The legislation has been delayed as the Senate balked at non-defense items the House added, including funding to prevent teacher layoffs. Congressional Quarterly reported yesterday a House aide said House Democratic leaders agreed to pass a stripped-down supplemental with just funding for the wars in Afghanistan and Iraq.

Reid spokeswoman Regan Lachapelle said yesterday the Senate plans to debate the supplemental in the coming days.

“Senator Reid shares Chairman Skelton’s eagerness to get this bill to the president, and took swift action earlier to pass the bill before the House decided to broaden its scope,” Lachapelle said in a statement. “We plan to take up the bill again later this week, and continue to hope that, with the help of the House, we can get it done quickly.”

Defense Secretary Robert Gates has urged Congress for months to pass the war funding, and warning if it was not approved by the Fourth of July the Pentagon would dip into operations and maintenance money in the base budget to fund the wars.

Pentagon spokesman Geoff Morrell told reporters last week that the military services cannot dip into their base budgets to pay for war activities for very long.

“So absent more drastic action, we project that certain Army and Marine Corps accounts will run dry in August,” Morrell said July 14. “So we urgently need Congress to pass the supplemental before members leave town for the next break in August.”

The Pentagon’s budget team was developing an “emergency plan” in case Congress does not pass the supplemental by the August recess, Morrell said. Because the end of the FY ’10 is nearing, he said, “most of the (Defense) Department’s accounts are on their last legs already, so we are left with far fewer options in terms of cash flowing.”
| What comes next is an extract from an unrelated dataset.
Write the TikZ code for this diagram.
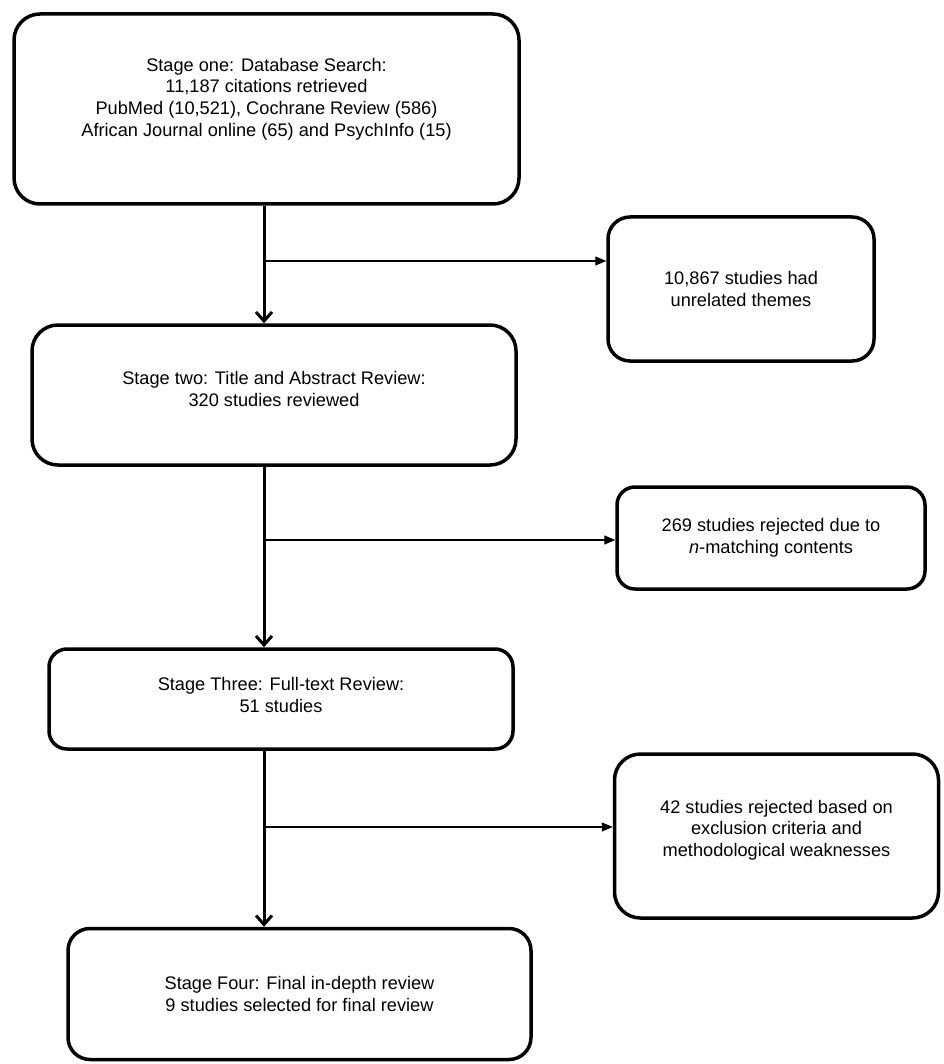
\documentclass[tikz,border=0pt]{standalone}
\usepackage{fontspec}
\setmainfont{Liberation Sans}
\usetikzlibrary{arrows.meta}
\tikzset{
	stagebox/.style={draw,line width=3.5pt,rounded corners=26pt,align=center,font=\fontsize{18.2}{21.7}\selectfont},
	mainarrow/.style={line width=3pt,-{Straight Barb[length=9pt,width=16pt,line width=3pt]}},
	sidearrow/.style={line width=1.3pt,-{Triangle[length=11pt,width=9pt]}}
}

\begin{document}
\begin{tikzpicture}[x=1pt,y=-1pt]
	\useasboundingbox (0,0) rectangle (943,1064);
	\node[stagebox,minimum width=505pt,minimum height=190pt] (s1) at (266.5,109) {Stage one: Database Search:\\11,187 citations retrieved\\PubMed (10,521), Cochrane Review (586)\\African Journal online (65) and PsychInfo (15)\\[2pt]};
	\node[stagebox,minimum width=266pt,minimum height=144pt,rounded corners=22pt] (r1) at (741,289) {10,867 studies had\\unrelated themes};
	\node[stagebox,minimum width=484pt,minimum height=140pt] (s2) at (274,395) {Stage two: Title and Abstract Review:\\320 studies reviewed\\[-10pt]};
	\node[stagebox,minimum width=308pt,minimum height=102pt,rounded corners=18pt] (r2) at (771,538) {269 studies rejected due to\\\textit{n}-matching contents};
	\node[stagebox,minimum width=464pt,minimum height=100pt,rounded corners=18pt] (s3) at (281,699) {Stage Three: Full-text Review:\\51 studies\\[-14pt]};
	\node[stagebox,minimum width=324pt,minimum height=164pt,rounded corners=26pt] (r3) at (776.5,836) {42 studies rejected based on\\exclusion criteria and\\methodological weaknesses\\[-6pt]};
	\node[stagebox,minimum width=463pt,minimum height=131pt,rounded corners=22pt] (s4) at (299.5,994) {Stage Four: Final in-depth review\\9 studies selected for final review};

	\coordinate (j1) at (264,261);
	\coordinate (j2) at (264,540);
	\coordinate (j3) at (264,827);

	\draw[mainarrow] (s1.south -| j1) -- (s2.north -| j1);
	\draw[mainarrow] (s2.south -| j2) -- (s3.north -| j2);
	\draw[mainarrow] (s3.south -| j3) -- (s4.north -| j3);
	\draw[sidearrow] (j1) -- (r1.west |- j1);
	\draw[sidearrow] (j2) -- (r2.west |- j2);
	\draw[sidearrow] (j3) -- (r3.west |- j3);
\end{tikzpicture}
\end{document}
Defense procurement funding in the current supplemental totals $4.9 billion, and is $512 more than Obama proposed on March 21. Additions include Navy, Army, and Coast Guard helicopters, as well as ballistic protection kits for Army helicopters and Army biometric identification tools (Defense Daily, July 13).

Meanwhile, on Capitol Hill, the timing of Senate action on the FY ’11 defense authorization bill remains unclear. A Senate aide said the chamber likely will not debate the policy-setting legislation this week, but could take it up before the August recess, which in the Senate is expected to begin the second or third week of August.

The House already passed its version of the authorization legislation. Neither chamber has taken up a FY ’11 budget-setting appropriations bill for the Pentagon.

The House Appropriations Defense subcommittee has delayed a markup of it bill from this Thursday until Tuesday of next week.

The full House Appropriations Committee is expected to cut the administration’s FY ’11 request for a $530.9 billion budget this Wednesday, when the committee is scheduled to set the so-called 302(b) allocations determining funding levels for the 12 subcommittees. The Senate Appropriations Committee voted last week to cut funding for the defense subcommittee’s bill by $8.1 billion, dropping the amount to $522.8 billion (Defense Daily, July 16).